** Begin **
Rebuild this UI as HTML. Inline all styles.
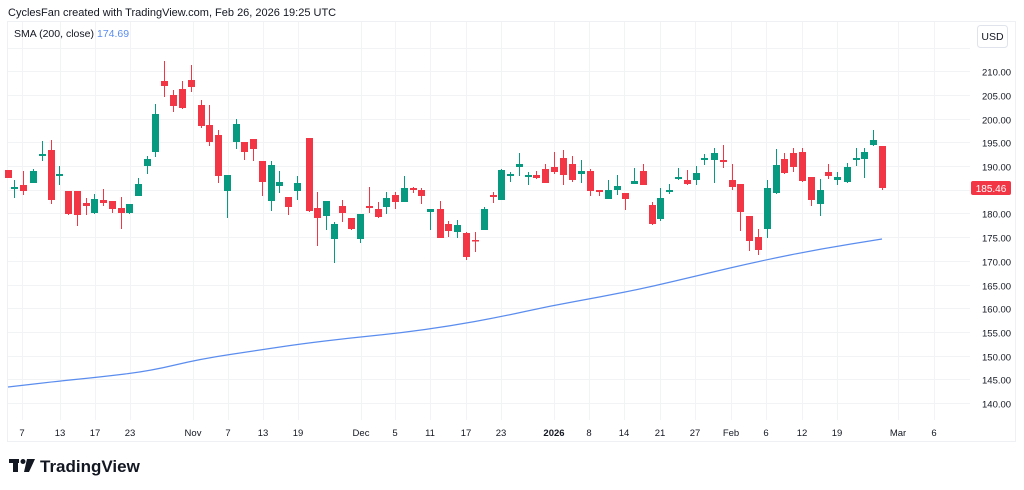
<!DOCTYPE html>
<html><head><meta charset="utf-8">
<style>
body{margin:0;background:#fff;width:1024px;height:490px;overflow:hidden;font-family:"Liberation Sans",sans-serif;}
svg{display:block}
</style></head><body>
<svg id="s" width="1024" height="490" xmlns="http://www.w3.org/2000/svg" font-family="Liberation Sans, sans-serif">
<rect x="0" y="0" width="1024" height="490" fill="#fff"/>
<text x="8" y="16" font-size="11" fill="#131722">CyclesFan created with TradingView.com, Feb 26, 2026 19:25 UTC</text>
<rect x="7.5" y="21.5" width="1008" height="420" fill="none" stroke="#eef0f3"/>
<g id="grid"></g>
<g id="c"></g>
<path id="sma" fill="none" stroke="#5b8def" stroke-width="1.2"/>
<text x="14" y="37" font-size="10.5" fill="#131722">SMA (200, close)</text>
<text x="97" y="37" font-size="10.5" fill="#5b8def">174.69</text>
<rect x="977.5" y="25.5" width="30" height="22" rx="3" fill="#fff" stroke="#e0e3eb"/>
<text x="992.5" y="40" font-size="10.5" fill="#131722" text-anchor="middle">USD</text>
<rect x="971" y="181" width="40" height="14" rx="2" fill="#f23645"/>
<text x="991" y="192" font-size="10" fill="#fff" text-anchor="middle">185.46</text>
<g fill="#131722">
<rect x="9" y="459" width="10" height="4"/><rect x="13" y="459" width="5" height="13"/>
<circle cx="23" cy="461.5" r="2.5"/><path d="M27 459 L35 459 L29 472 L24 472 Z"/>
<text x="40" y="472" font-size="17" font-weight="bold">TradingView</text>
</g>
</svg>
<script>
const NS="http://www.w3.org/2000/svg";
function el(p,t,a){const e=document.createElementNS(NS,t);for(const k in a)e.setAttribute(k,a[k]);p.appendChild(e);return e;}
const g=document.getElementById('grid');
const Y=p=>403-(p-140)*4.74;
for(let p=140;p<=215;p+=5){const y=Math.round(Y(p))+0.5;el(g,'line',{x1:8,x2:970,y1:y,y2:y,stroke:'#f2f3f5'});
 if(p<215&&p!==185){const t=el(g,'text',{x:982,y:y+4,'font-size':'9.5',fill:'#131722'});t.textContent=p.toFixed(2);}}
const xs=[[22,'7'],[60,'13'],[95,'17'],[130,'23'],[193,'Nov'],[228,'7'],[263,'13'],[298,'19'],[361,'Dec'],[395,'5'],[430,'11'],[466,'17'],[501,'23'],[554,'2026'],[589,'8'],[624,'14'],[660,'21'],[695,'27'],[731,'Feb'],[766,'6'],[802,'12'],[837,'19'],[898,'Mar'],[934,'6']];
xs.forEach(([x,l])=>{el(g,'line',{x1:x+.5,x2:x+.5,y1:22,y2:420,stroke:'#f2f3f5'});const t=el(g,'text',{x:x,y:436,'font-size':'9.5',fill:'#131722','text-anchor':'middle','font-weight':l=='2026'?'bold':'normal'});t.textContent=l;});
const C=[[8,170,178,170,178,0],[14,187,189,180,198,1],[23,185,191,171,195,0],[33,171,183,169,183,1],[42,154,156,141,161,1],[51,150,200,140,204,0],[59,174,176,166,185,1],[68,191,214,191,215,0],[77,191,215,191,226,0],[86,203,206,198,215,0],[94,199,213,194,214,1],[103,200,203,189,206,0],[112,201,209,201,213,0],[121,208,213,197,229,0],[129,204,213,204,214,1],[138,184,196,178,196,1],[147,159,166,156,174,1],[155,114,152,104,157,1],[164,81,86,61,97,0],[173,95,106,90,112,0],[182,89,108,81,109,0],[191,80,87,65,92,0],[201,105,126,100,128,0],[209,125,142,105,146,0],[218,135,176,130,183,0],[227,175,191,175,218,1],[236,124,142,119,149,1],[244,142,152,142,160,0],[253,139,149,139,161,0],[262,161,182,161,196,0],[271,165,201,161,211,1],[279,182,186,171,193,1],[288,197,207,197,215,0],[297,183,191,176,200,1],[309,138,211,138,212,0],[317,208,218,192,246,0],[326,201,216,201,230,1],[334,224,239,222,263,1],[342,206,213,200,222,0],[351,218,229,218,230,0],[360,214,239,214,243,1],[369,206,208,187,213,0],[378,209,217,202,218,0],[386,198,207,192,214,1],[395,195,202,192,209,0],[404,188,202,176,202,1],[413,188,190,187,193,0],[421,190,196,188,204,0],[430,209,212,209,230,1],[440,209,238,201,238,0],[448,224,231,221,237,0],[457,225,232,220,238,1],[466,233,257,232,260,0],[475,240,241,232,252,0],[484,209,230,207,230,1],[493,195,197,192,203,0],[501,170,200,169,200,1],[510,174,176,172,182,1],[519,164,167,153,176,1],[528,175,177,172,185,1],[536,175,178,171,179,0],[545,169,183,164,183,0],[554,167,172,152,174,0],[563,158,175,150,185,0],[572,164,180,156,182,0],[581,171,174,160,183,1],[590,171,191,169,196,0],[599,190,192,190,196,0],[608,190,199,180,199,1],[617,186,190,175,195,1],[625,193,199,193,210,0],[634,181,184,168,184,1],[643,171,185,164,185,0],[652,205,224,202,225,0],[660,198,219,188,221,1],[669,190,192,184,194,1],[678,177,179,168,180,1],[687,180,184,170,185,0],[696,173,180,166,185,1],[704,158,160,154,165,1],[714,153,160,148,183,1],[723,160,162,145,168,0],[732,180,187,164,190,0],[740,184,212,184,231,0],[749,216,241,216,251,0],[758,237,250,229,255,0],[767,188,229,180,238,1],[776,165,193,149,194,1],[784,159,173,153,174,0],[793,153,167,148,172,0],[802,152,181,148,182,0],[811,177,200,177,206,0],[820,190,204,179,216,1],[828,172,176,164,179,0],[837,177,180,172,185,1],[847,167,182,163,183,1],[856,158,160,148,166,1],[864,152,159,148,178,1],[873,140,145,130,146,1],[882,146,188,146,190,0]];
const c=document.getElementById('c');
C.forEach(([x,bt,bb,wt,wb,u])=>{const col=u?'#089981':'#f23645';
 el(c,'line',{x1:x+.5,x2:x+.5,y1:wt,y2:wb,stroke:col,'stroke-width':1});
 el(c,'rect',{x:x-3,y:bt,width:7,height:Math.max(1.5,bb-bt),fill:col});});
const P=[[8,387],[60,381],[100,377],[150,371],[200,359],[260,350],[300,344],[350,338],[400,333],[450,326],[500,317],[550,306],[600,297],[650,287],[700,275],[760,261],[820,249],[882,239]];
let d='M'+P[0].join(',');
for(let i=1;i<P.length;i++){const a=P[i-1],b=P[i];const mx=(a[0]+b[0])/2,my=(a[1]+b[1])/2;d+=' Q'+a[0]+','+a[1]+' '+mx+','+my;}
d+=' L'+P[P.length-1].join(',');
document.getElementById('sma').setAttribute('d',d);
</script>
</body></html>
** End **
Directive. Print the complete listing exactly, apart from any pictures.

Reply.
Rebuild this UI as HTML. Inline all styles.
<!DOCTYPE html>
<html><head><meta charset="utf-8">
<style>
body{margin:0;background:#fff;width:1024px;height:490px;overflow:hidden;font-family:"Liberation Sans",sans-serif;}
svg{display:block}
</style></head><body>
<svg id="s" width="1024" height="490" xmlns="http://www.w3.org/2000/svg" font-family="Liberation Sans, sans-serif">
<rect x="0" y="0" width="1024" height="490" fill="#fff"/>
<text x="8" y="16" font-size="11" fill="#131722">CyclesFan created with TradingView.com, Feb 26, 2026 19:25 UTC</text>
<rect x="7.5" y="21.5" width="1008" height="420" fill="none" stroke="#eef0f3"/>
<g id="grid"></g>
<g id="c"></g>
<path id="sma" fill="none" stroke="#5b8def" stroke-width="1.2"/>
<text x="14" y="37" font-size="10.5" fill="#131722">SMA (200, close)</text>
<text x="97" y="37" font-size="10.5" fill="#5b8def">174.69</text>
<rect x="977.5" y="25.5" width="30" height="22" rx="3" fill="#fff" stroke="#e0e3eb"/>
<text x="992.5" y="40" font-size="10.5" fill="#131722" text-anchor="middle">USD</text>
<rect x="971" y="181" width="40" height="14" rx="2" fill="#f23645"/>
<text x="991" y="192" font-size="10" fill="#fff" text-anchor="middle">185.46</text>
<g fill="#131722">
<rect x="9" y="459" width="10" height="4"/><rect x="13" y="459" width="5" height="13"/>
<circle cx="23" cy="461.5" r="2.5"/><path d="M27 459 L35 459 L29 472 L24 472 Z"/>
<text x="40" y="472" font-size="17" font-weight="bold">TradingView</text>
</g>
</svg>
<script>
const NS="http://www.w3.org/2000/svg";
function el(p,t,a){const e=document.createElementNS(NS,t);for(const k in a)e.setAttribute(k,a[k]);p.appendChild(e);return e;}
const g=document.getElementById('grid');
const Y=p=>403-(p-140)*4.74;
for(let p=140;p<=215;p+=5){const y=Math.round(Y(p))+0.5;el(g,'line',{x1:8,x2:970,y1:y,y2:y,stroke:'#f2f3f5'});
 if(p<215&&p!==185){const t=el(g,'text',{x:982,y:y+4,'font-size':'9.5',fill:'#131722'});t.textContent=p.toFixed(2);}}
const xs=[[22,'7'],[60,'13'],[95,'17'],[130,'23'],[193,'Nov'],[228,'7'],[263,'13'],[298,'19'],[361,'Dec'],[395,'5'],[430,'11'],[466,'17'],[501,'23'],[554,'2026'],[589,'8'],[624,'14'],[660,'21'],[695,'27'],[731,'Feb'],[766,'6'],[802,'12'],[837,'19'],[898,'Mar'],[934,'6']];
xs.forEach(([x,l])=>{el(g,'line',{x1:x+.5,x2:x+.5,y1:22,y2:420,stroke:'#f2f3f5'});const t=el(g,'text',{x:x,y:436,'font-size':'9.5',fill:'#131722','text-anchor':'middle','font-weight':l=='2026'?'bold':'normal'});t.textContent=l;});
const C=[[8,170,178,170,178,0],[14,187,189,180,198,1],[23,185,191,171,195,0],[33,171,183,169,183,1],[42,154,156,141,161,1],[51,150,200,140,204,0],[59,174,176,166,185,1],[68,191,214,191,215,0],[77,191,215,191,226,0],[86,203,206,198,215,0],[94,199,213,194,214,1],[103,200,203,189,206,0],[112,201,209,201,213,0],[121,208,213,197,229,0],[129,204,213,204,214,1],[138,184,196,178,196,1],[147,159,166,156,174,1],[155,114,152,104,157,1],[164,81,86,61,97,0],[173,95,106,90,112,0],[182,89,108,81,109,0],[191,80,87,65,92,0],[201,105,126,100,128,0],[209,125,142,105,146,0],[218,135,176,130,183,0],[227,175,191,175,218,1],[236,124,142,119,149,1],[244,142,152,142,160,0],[253,139,149,139,161,0],[262,161,182,161,196,0],[271,165,201,161,211,1],[279,182,186,171,193,1],[288,197,207,197,215,0],[297,183,191,176,200,1],[309,138,211,138,212,0],[317,208,218,192,246,0],[326,201,216,201,230,1],[334,224,239,222,263,1],[342,206,213,200,222,0],[351,218,229,218,230,0],[360,214,239,214,243,1],[369,206,208,187,213,0],[378,209,217,202,218,0],[386,198,207,192,214,1],[395,195,202,192,209,0],[404,188,202,176,202,1],[413,188,190,187,193,0],[421,190,196,188,204,0],[430,209,212,209,230,1],[440,209,238,201,238,0],[448,224,231,221,237,0],[457,225,232,220,238,1],[466,233,257,232,260,0],[475,240,241,232,252,0],[484,209,230,207,230,1],[493,195,197,192,203,0],[501,170,200,169,200,1],[510,174,176,172,182,1],[519,164,167,153,176,1],[528,175,177,172,185,1],[536,175,178,171,179,0],[545,169,183,164,183,0],[554,167,172,152,174,0],[563,158,175,150,185,0],[572,164,180,156,182,0],[581,171,174,160,183,1],[590,171,191,169,196,0],[599,190,192,190,196,0],[608,190,199,180,199,1],[617,186,190,175,195,1],[625,193,199,193,210,0],[634,181,184,168,184,1],[643,171,185,164,185,0],[652,205,224,202,225,0],[660,198,219,188,221,1],[669,190,192,184,194,1],[678,177,179,168,180,1],[687,180,184,170,185,0],[696,173,180,166,185,1],[704,158,160,154,165,1],[714,153,160,148,183,1],[723,160,162,145,168,0],[732,180,187,164,190,0],[740,184,212,184,231,0],[749,216,241,216,251,0],[758,237,250,229,255,0],[767,188,229,180,238,1],[776,165,193,149,194,1],[784,159,173,153,174,0],[793,153,167,148,172,0],[802,152,181,148,182,0],[811,177,200,177,206,0],[820,190,204,179,216,1],[828,172,176,164,179,0],[837,177,180,172,185,1],[847,167,182,163,183,1],[856,158,160,148,166,1],[864,152,159,148,178,1],[873,140,145,130,146,1],[882,146,188,146,190,0]];
const c=document.getElementById('c');
C.forEach(([x,bt,bb,wt,wb,u])=>{const col=u?'#089981':'#f23645';
 el(c,'line',{x1:x+.5,x2:x+.5,y1:wt,y2:wb,stroke:col,'stroke-width':1});
 el(c,'rect',{x:x-3,y:bt,width:7,height:Math.max(1.5,bb-bt),fill:col});});
const P=[[8,387],[60,381],[100,377],[150,371],[200,359],[260,350],[300,344],[350,338],[400,333],[450,326],[500,317],[550,306],[600,297],[650,287],[700,275],[760,261],[820,249],[882,239]];
let d='M'+P[0].join(',');
for(let i=1;i<P.length;i++){const a=P[i-1],b=P[i];const mx=(a[0]+b[0])/2,my=(a[1]+b[1])/2;d+=' Q'+a[0]+','+a[1]+' '+mx+','+my;}
d+=' L'+P[P.length-1].join(',');
document.getElementById('sma').setAttribute('d',d);
</script>
</body></html>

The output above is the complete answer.